Health

WHO declares monkeypox public health emergency of international concern

WHO Director-General Tedros Adhanom Ghebreyesus overruled a committee of experts who could not come to a consensus  

 
By Taran Deol
Published: Saturday 23 July 2022
Tedros Adhanom Ghebreyesus addresses the press conference by WHO to declare monkeypox a public health emergency of international concern

The World Health Organization’s Director-General Tedros Adhanom Ghebreyesus declared monkeypox a public health emergency of international concern (PHEIC) July 23, 2022.

PHEIC is the highest level of alert the global health body can issue. Only polio and SARS-CoV-2 were ongoing PHEIC prior to monkeypox. Ghebreyesus overruled a committee of experts who could not come to a consensus, to reach the decision.

The WHO reconvened for a second time July 21, 2022, as cases crossed the 16,000-mark and deaths touched five globally. The first meeting was convened a month ago, when cases were a fifth of what are being recorded today.

Ghebreyesus said:

We have an outbreak that has spread around the world rapidly, through new modes of transmission, about which we understand too little and which meets the criteria in the International Health Regulations. 

The global health body has assessed the risk of monkeypox to be moderate across the world except in the European region, where it is a high risk. While there is international spread of the disease, risk of interference with international traffic remains low for the moment, the WHO noted.

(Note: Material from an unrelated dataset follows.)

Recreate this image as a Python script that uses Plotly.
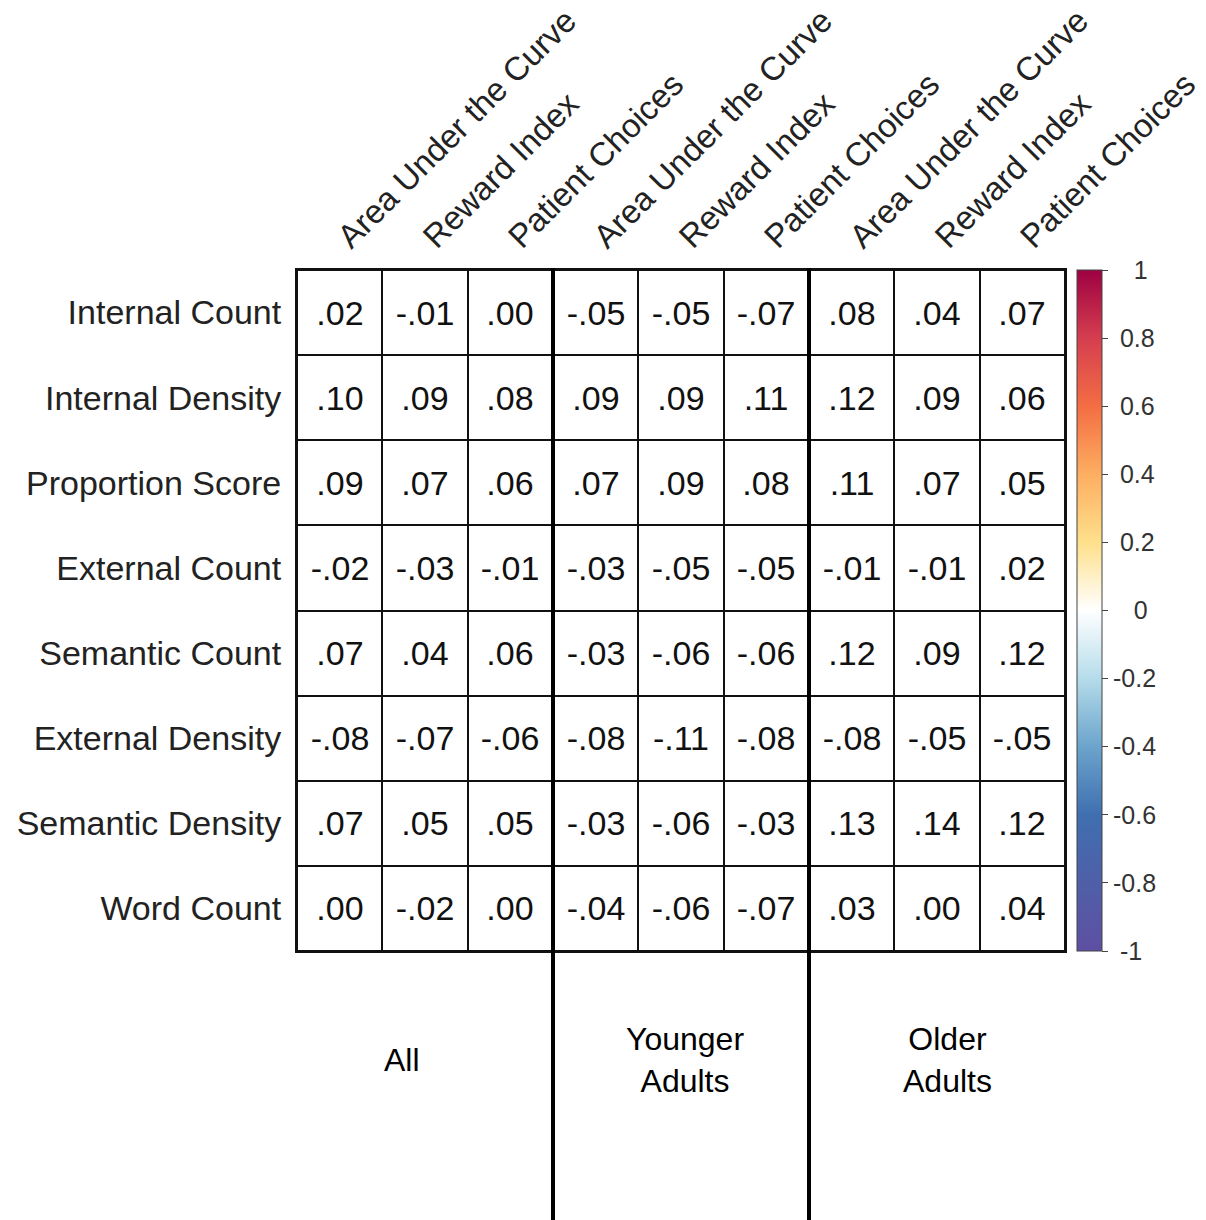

Ghebreyesus underlined five factors that influenced the decision:

  1. Information provided by countries
  2. The three fulfilled criteria for declaring a PHEIC under the International Health Regulations
  3. Advice of the Emergency Committee
  4. Scientific principles and evidence which remains unclear
  5. The risk to human health 

The process and path of declaring any PHEIC has been criticised earlier where experts believe a binary answer to such a question is not the solution and a graded answer is needed.

Ghebreyesus addressed the lack of consensus and underlined that member countries were mulling ways to make it more effective. “This process demonstrates once again that this vital tool needs to be sharpened to make it more effective,” he said.

Monkeypox will now be on the radar of several national leaders to be on the lookout for. The decision to declare it as a PHEIC also opens up avenues for new funding. The WHO can make recommendations for countries which are not binding but if countries stray from it, they must show scientific reason for doing so.